The Warsaw locations have been photographed with a hauntingly rundown, almost familiar realism. The film comes filled with retro-technology, like something out of Nineteen Eighty-Four (1984) or Brazil (1985). Avalon could almost be a Virtual Reality version of Nineteen Eighty-Four, perhaps as shot by East European surrealist Bela Tarr and his transcendentally surreal and hyper-real visions or Lars von Trier circa The Element of Crime (1984). There is an extraordinarily hypnotic power to Mamoru Oshii’s slow, somnolent drifts through the city on trams, watching the heroine walk her dog – the slowness bores some viewers but visually the measuredness and all the washed-out hyper-realism has an effect that is often stunning.

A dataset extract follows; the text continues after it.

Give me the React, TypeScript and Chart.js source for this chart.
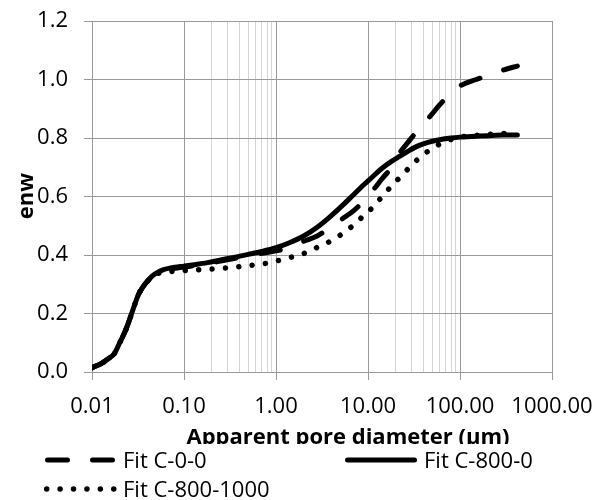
import React, { useEffect, useRef } from 'react';
import { Chart, registerables } from 'chart.js';

Chart.register(...registerables);

// ---- data ----
const diameters = [0.01, 0.0125, 0.015, 0.0175, 0.02, 0.0225, 0.025, 0.028, 0.032, 0.036, 0.04, 0.045, 0.05, 0.06, 0.07, 0.08, 0.1, 0.13, 0.18, 0.25, 0.35, 0.5, 0.7, 1, 1.4, 2, 2.8, 4, 5.5, 7, 9, 11, 14, 18, 22, 28, 35, 45, 60, 80, 100, 150, 200, 300, 420];

const fitC00 = [0.015, 0.028, 0.045, 0.063, 0.1, 0.133, 0.17, 0.215, 0.265, 0.292, 0.31, 0.328, 0.337, 0.348, 0.352, 0.355, 0.359, 0.364, 0.371, 0.379, 0.388, 0.398, 0.406, 0.414, 0.425, 0.447, 0.465, 0.497, 0.528, 0.552, 0.585, 0.616, 0.658, 0.7, 0.748, 0.79, 0.828, 0.866, 0.913, 0.955, 0.978, 1.0, 1.013, 1.033, 1.046];

const fitC8000 = [0.015, 0.028, 0.045, 0.063, 0.1, 0.133, 0.17, 0.215, 0.265, 0.292, 0.31, 0.328, 0.338, 0.35, 0.355, 0.358, 0.362, 0.367, 0.374, 0.383, 0.392, 0.402, 0.412, 0.425, 0.442, 0.465, 0.495, 0.535, 0.575, 0.607, 0.64, 0.665, 0.695, 0.72, 0.737, 0.757, 0.773, 0.785, 0.794, 0.8, 0.803, 0.806, 0.808, 0.81, 0.81];

const fitC8001000 = [0.015, 0.028, 0.045, 0.063, 0.1, 0.133, 0.17, 0.215, 0.265, 0.292, 0.31, 0.327, 0.335, 0.342, 0.343, 0.345, 0.347, 0.349, 0.351, 0.354, 0.358, 0.364, 0.369, 0.379, 0.391, 0.405, 0.426, 0.449, 0.477, 0.503, 0.535, 0.56, 0.597, 0.636, 0.664, 0.698, 0.728, 0.755, 0.779, 0.795, 0.803, 0.809, 0.812, 0.815, 0.817];

const seriesNames = ['Fit C-0-0', 'Fit C-800-0', 'Fit C-800-1000'];
const xMajorTicks = [0.01, 0.1, 1, 10, 100, 1000];
const xMinorTicks = [0.2, 0.3, 0.4, 0.5, 0.6, 0.7, 0.8, 0.9, 20, 30, 40, 50, 60, 70, 80, 90];
const xTitle = 'Apparent pore diameter (µm)';
const yTitle = 'enw';

const FONT = "'Open Sans', 'Liberation Sans', sans-serif";

const isDecade = (v: number) => Math.abs(Math.log10(v) - Math.round(Math.log10(v))) < 1e-9;

const overlayPlugin = {
  id: 'overlay',
  afterDraw(chart: any) {
    const ctx = chart.ctx as CanvasRenderingContext2D;
    ctx.save();
    ctx.fillStyle = '#000';
    // x axis title (clipped by legend box)
    ctx.save();
    ctx.beginPath();
    ctx.rect(0, 0, chart.width, 444);
    ctx.clip();
    ctx.font = `bold 22px ${FONT}`;
    ctx.textAlign = 'center';
    ctx.textBaseline = 'alphabetic';
    ctx.fillText(xTitle, 348, 444);
    ctx.restore();
    // y axis title
    ctx.save();
    ctx.translate(33, 196);
    ctx.rotate(-Math.PI / 2);
    ctx.font = `bold 22px ${FONT}`;
    ctx.textAlign = 'center';
    ctx.textBaseline = 'alphabetic';
    ctx.fillText(yTitle, 0, 0);
    ctx.restore();
    // legend
    const items = [
      { ds: 0, x0: 47.5, x1: 112.5, y: 460, tx: 123 },
      { ds: 1, x0: 347.5, x1: 414.5, y: 460, tx: 424 },
      { ds: 2, x0: 46.7, x1: 114, y: 489, tx: 123 },
    ];
    items.forEach((it) => {
      const d = chart.data.datasets[it.ds];
      ctx.save();
      ctx.strokeStyle = d.borderColor;
      ctx.lineWidth = d.borderWidth;
      ctx.lineCap = 'round';
      ctx.setLineDash(d.borderDash || []);
      ctx.beginPath();
      ctx.moveTo(it.x0, it.y);
      ctx.lineTo(it.x1, it.y);
      ctx.stroke();
      ctx.restore();
      ctx.font = `22px ${FONT}`;
      ctx.textAlign = 'left';
      ctx.textBaseline = 'alphabetic';
      ctx.fillText(d.label, it.tx, it.y + 8);
    });
    ctx.restore();
  },
};

export default function App() {
  const ref = useRef<HTMLCanvasElement | null>(null);
  useEffect(() => {
    document.body.style.margin = '0';
    const canvas = ref.current!;
    const mk = (vals: number[]) => diameters.map((x, i) => ({ x, y: vals[i] }));
    const chart = new Chart(canvas, {
      type: 'line',
      data: {
        datasets: [
          {
            label: seriesNames[0],
            data: mk(fitC00),
            borderColor: '#000',
            borderWidth: 5,
            borderDash: [20, 25],
            borderCapStyle: 'round',
            borderJoinStyle: 'round',
            pointRadius: 0,
            cubicInterpolationMode: 'monotone',
          },
          {
            label: seriesNames[1],
            data: mk(fitC8000),
            borderColor: '#000',
            borderWidth: 5,
            borderCapStyle: 'round',
            borderJoinStyle: 'round',
            pointRadius: 0,
            cubicInterpolationMode: 'monotone',
          },
          {
            label: seriesNames[2],
            data: mk(fitC8001000),
            borderColor: '#000',
            borderWidth: 5.5,
            borderDash: [0.01, 13.4],
            borderCapStyle: 'round',
            borderJoinStyle: 'round',
            pointRadius: 0,
            cubicInterpolationMode: 'monotone',
          },
        ] as any,
      },
      options: {
        responsive: false,
        animation: false,
        layout: { padding: { top: 21, right: 54, left: 0, bottom: 0 } },
        plugins: { legend: { display: false }, tooltip: { enabled: false } },
        scales: {
          x: {
            type: 'logarithmic',
            min: 0.01,
            max: 1000,
            afterBuildTicks: (scale: any) => {
              const vals = [...xMajorTicks, ...xMinorTicks].sort((a, b) => a - b);
              scale.ticks = vals.map((v) => ({ value: v, major: isDecade(v) }));
            },
            afterFit: (scale: any) => {
              scale.height = 128;
              scale.paddingLeft = 0;
              scale.paddingRight = 0;
            },
            ticks: {
              autoSkip: false,
              maxRotation: 0,
              minRotation: 0,
              padding: 14,
              color: '#000',
              font: { family: FONT, size: 22 },
              callback: (v: any) => (isDecade(Number(v)) ? Number(v).toFixed(2) : ''),
            },
            grid: {
              color: (c: any) => (c.tick && isDecade(c.tick.value) ? '#999999' : '#d4d4d4'),
              tickColor: (c: any) => (c.tick && isDecade(c.tick.value) ? '#999999' : 'rgba(0,0,0,0)'),
              tickLength: 8,
              lineWidth: 1,
            },
            border: { color: '#999999', width: 1 },
          },
          y: {
            type: 'linear',
            min: 0,
            max: 1.2,
            afterFit: (scale: any) => {
              scale.width = 92;
              scale.paddingTop = 0;
              scale.paddingBottom = 0;
            },
            ticks: {
              stepSize: 0.2,
              padding: 16,
              color: '#000',
              font: { family: FONT, size: 22 },
              callback: (v: any) => Number(v).toFixed(1),
            },
            grid: { color: '#999999', tickColor: '#999999', tickLength: 8, lineWidth: 1 },
            border: { color: '#999999', width: 1 },
          },
        },
      } as any,
      plugins: [overlayPlugin],
    });
    return () => chart.destroy();
  }, []);
  return <canvas ref={ref} width={606} height={500} style={{ display: 'block' }} />;
}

Even more impressive is the score, which is one of the most haunting that one has seen in a film in some time. Mamoru Oshii frames the hypnotically slow drifts through the city to the accompaniment of the aria Avalon, and later the heroine’s breakthrough comes uniquely intercut with the Polish Symphony Orchestra playing a full orchestral version of the same piece. It is a stunning piece of music.

Also of great note is the polyglot cultural mélange the film embodies – it comes with Japanese financing and a Japanese production crew and director but is shot in Poland with a Polish crew and cast, while the version seen here is actually in Polish language, which has been subtitled in English. The international release comes presented by both US’s Miramax and France’s Canal +.

Mamoru Oshii later returned to the world of Avalon in a segment of the action anthology film Kill (2008), which he then expanded as a feature-length film Assault Girls (2009), as well as the live-action clone wars film Garm Wars: The Last Druid (2014).

(Winner in this site’s Top 10 Films of 2001 list. Winner for Best Cinematography and Best Musical Score at this site’s Best of 2001 Awards).